Stored records:

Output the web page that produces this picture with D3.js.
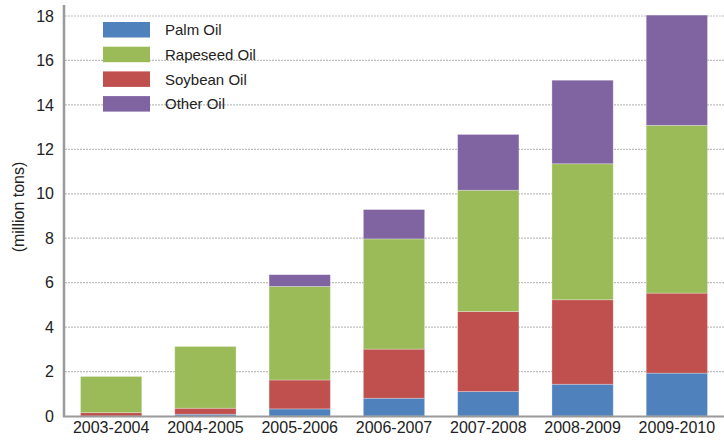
<!DOCTYPE html>
<html><head><meta charset="utf-8">
<script src="https://cdn.jsdelivr.net/npm/d3@7"></script>
<style>body{margin:0;background:#fff}svg{display:block}</style>
</head><body>
<script>
const categories = ["2003-2004","2004-2005","2005-2006","2006-2007","2007-2008","2008-2009","2009-2010"];
const seriesNames = ["Palm Oil","Rapeseed Oil","Soybean Oil","Other Oil"];
const stackOrder = ["Palm Oil","Soybean Oil","Rapeseed Oil","Other Oil"];
const palmOil     = [0.00, 0.08, 0.32, 0.80, 1.10, 1.43, 1.93];
const soybeanOil  = [0.15, 0.27, 1.30, 2.21, 3.60, 3.80, 3.60];
const rapeseedOil = [1.63, 2.78, 4.21, 4.96, 5.46, 6.12, 7.55];
const otherOil    = [0.00, 0.00, 0.53, 1.32, 2.51, 3.76, 4.96];
const yTicks = [0,2,4,6,8,10,12,14,16,18];
const colors = {"Palm Oil":"#4F81BD","Rapeseed Oil":"#9BBB59","Soybean Oil":"#C0504D","Other Oil":"#8064A2"};

const W=724,H=445;
const svg=d3.select("body").append("svg").attr("width",W).attr("height",H);
const font="'Liberation Sans', Arial, sans-serif";

const rows=categories.map((c,i)=>({cat:c,"Palm Oil":palmOil[i],"Soybean Oil":soybeanOil[i],"Rapeseed Oil":rapeseedOil[i],"Other Oil":otherOil[i]}));
const x=d3.scaleBand().domain(categories).range([64,724]).paddingInner(0.35).paddingOuter(0.175);
const y=d3.scaleLinear().domain([0,18]).range([416,16]);

// gridlines
svg.append("g").selectAll("line").data(yTicks.filter(t=>t>0)).join("line")
  .attr("x1",65).attr("x2",W).attr("y1",d=>y(d)).attr("y2",d=>y(d))
  .attr("stroke","#bdbdbd").attr("stroke-width",1.2).attr("stroke-dasharray","2,1");

const stack=d3.stack().keys(stackOrder)(rows);
svg.append("g").selectAll("g").data(stack).join("g").attr("fill",d=>colors[d.key])
  .selectAll("rect").data(d=>d).join("rect")
  .attr("x",d=>x(d.data.cat)).attr("width",x.bandwidth())
  .attr("y",d=>y(d[1])).attr("height",d=>Math.max(0,y(d[0])-y(d[1])))
  .attr("stroke",d=>(d[1]-d[0])>0?"rgba(255,255,255,0.35)":"none").attr("stroke-width",0.8);

// axes
const yAxis=svg.append("g").attr("transform","translate(64,0)").call(d3.axisLeft(y).tickValues(yTicks).tickSize(0).tickPadding(10));
yAxis.select(".domain").remove();
yAxis.selectAll("text").attr("font-family",font).attr("font-size",16).attr("fill","#222");
svg.append("line").attr("x1",64).attr("x2",64).attr("y1",5).attr("y2",417).attr("stroke","#9a9a9a").attr("stroke-width",2.5);
svg.append("line").attr("x1",63).attr("x2",W).attr("y1",416.5).attr("y2",416.5).attr("stroke","#9a9a9a").attr("stroke-width",2);

const xAxis=svg.append("g").attr("transform","translate(0,416)").call(d3.axisBottom(x).tickSize(0).tickPadding(6));
xAxis.select(".domain").remove();
xAxis.selectAll("text").attr("font-family",font).attr("font-size",16).attr("fill","#222");

svg.append("text").attr("transform","translate(24,207) rotate(-90)").attr("text-anchor","middle")
  .attr("font-family",font).attr("font-size",16).attr("fill","#222").text("(million tons)");

// legend
const lg=svg.append("g").selectAll("g").data(seriesNames).join("g")
  .attr("transform",(d,i)=>`translate(103,${22+i*24.7})`);
lg.append("rect").attr("width",47).attr("height",15.5).attr("fill",d=>colors[d]);
lg.append("text").attr("x",62).attr("y",8).attr("dy","0.35em").attr("font-family",font).attr("font-size",15).attr("fill","#222").text(d=>d);
</script>
</body></html>
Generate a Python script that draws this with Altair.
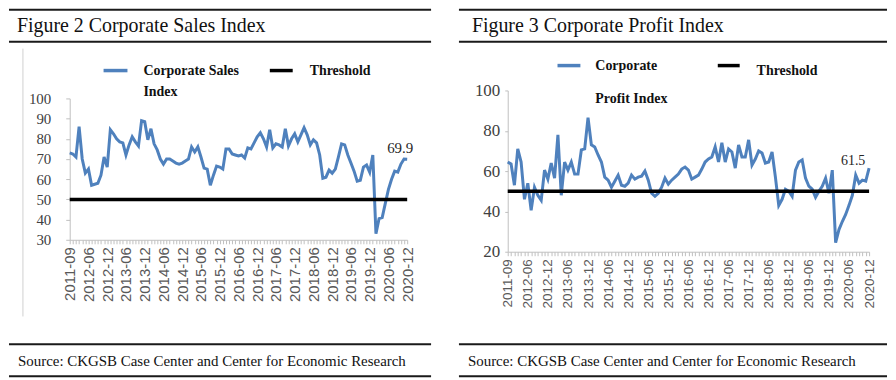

WHAT TO WORK ON - Reproduce each line word for word and drop the pictures.

WRITTEN ANSWER -
Output the web page that produces this picture with D3.js.
<!DOCTYPE html>
<html><head><meta charset="utf-8">
<script src="https://cdn.jsdelivr.net/npm/d3@7"></script>
<style>body{margin:0;background:#fff}svg{display:block}</style>
</head><body>
<script>
const categories = ["2003-2004","2004-2005","2005-2006","2006-2007","2007-2008","2008-2009","2009-2010"];
const seriesNames = ["Palm Oil","Rapeseed Oil","Soybean Oil","Other Oil"];
const stackOrder = ["Palm Oil","Soybean Oil","Rapeseed Oil","Other Oil"];
const palmOil     = [0.00, 0.08, 0.32, 0.80, 1.10, 1.43, 1.93];
const soybeanOil  = [0.15, 0.27, 1.30, 2.21, 3.60, 3.80, 3.60];
const rapeseedOil = [1.63, 2.78, 4.21, 4.96, 5.46, 6.12, 7.55];
const otherOil    = [0.00, 0.00, 0.53, 1.32, 2.51, 3.76, 4.96];
const yTicks = [0,2,4,6,8,10,12,14,16,18];
const colors = {"Palm Oil":"#4F81BD","Rapeseed Oil":"#9BBB59","Soybean Oil":"#C0504D","Other Oil":"#8064A2"};

const W=724,H=445;
const svg=d3.select("body").append("svg").attr("width",W).attr("height",H);
const font="'Liberation Sans', Arial, sans-serif";

const rows=categories.map((c,i)=>({cat:c,"Palm Oil":palmOil[i],"Soybean Oil":soybeanOil[i],"Rapeseed Oil":rapeseedOil[i],"Other Oil":otherOil[i]}));
const x=d3.scaleBand().domain(categories).range([64,724]).paddingInner(0.35).paddingOuter(0.175);
const y=d3.scaleLinear().domain([0,18]).range([416,16]);

// gridlines
svg.append("g").selectAll("line").data(yTicks.filter(t=>t>0)).join("line")
  .attr("x1",65).attr("x2",W).attr("y1",d=>y(d)).attr("y2",d=>y(d))
  .attr("stroke","#bdbdbd").attr("stroke-width",1.2).attr("stroke-dasharray","2,1");

const stack=d3.stack().keys(stackOrder)(rows);
svg.append("g").selectAll("g").data(stack).join("g").attr("fill",d=>colors[d.key])
  .selectAll("rect").data(d=>d).join("rect")
  .attr("x",d=>x(d.data.cat)).attr("width",x.bandwidth())
  .attr("y",d=>y(d[1])).attr("height",d=>Math.max(0,y(d[0])-y(d[1])))
  .attr("stroke",d=>(d[1]-d[0])>0?"rgba(255,255,255,0.35)":"none").attr("stroke-width",0.8);

// axes
const yAxis=svg.append("g").attr("transform","translate(64,0)").call(d3.axisLeft(y).tickValues(yTicks).tickSize(0).tickPadding(10));
yAxis.select(".domain").remove();
yAxis.selectAll("text").attr("font-family",font).attr("font-size",16).attr("fill","#222");
svg.append("line").attr("x1",64).attr("x2",64).attr("y1",5).attr("y2",417).attr("stroke","#9a9a9a").attr("stroke-width",2.5);
svg.append("line").attr("x1",63).attr("x2",W).attr("y1",416.5).attr("y2",416.5).attr("stroke","#9a9a9a").attr("stroke-width",2);

const xAxis=svg.append("g").attr("transform","translate(0,416)").call(d3.axisBottom(x).tickSize(0).tickPadding(6));
xAxis.select(".domain").remove();
xAxis.selectAll("text").attr("font-family",font).attr("font-size",16).attr("fill","#222");

svg.append("text").attr("transform","translate(24,207) rotate(-90)").attr("text-anchor","middle")
  .attr("font-family",font).attr("font-size",16).attr("fill","#222").text("(million tons)");

// legend
const lg=svg.append("g").selectAll("g").data(seriesNames).join("g")
  .attr("transform",(d,i)=>`translate(103,${22+i*24.7})`);
lg.append("rect").attr("width",47).attr("height",15.5).attr("fill",d=>colors[d]);
lg.append("text").attr("x",62).attr("y",8).attr("dy","0.35em").attr("font-family",font).attr("font-size",15).attr("fill","#222").text(d=>d);
</script>
</body></html>
Generate a Python script that draws this with Altair.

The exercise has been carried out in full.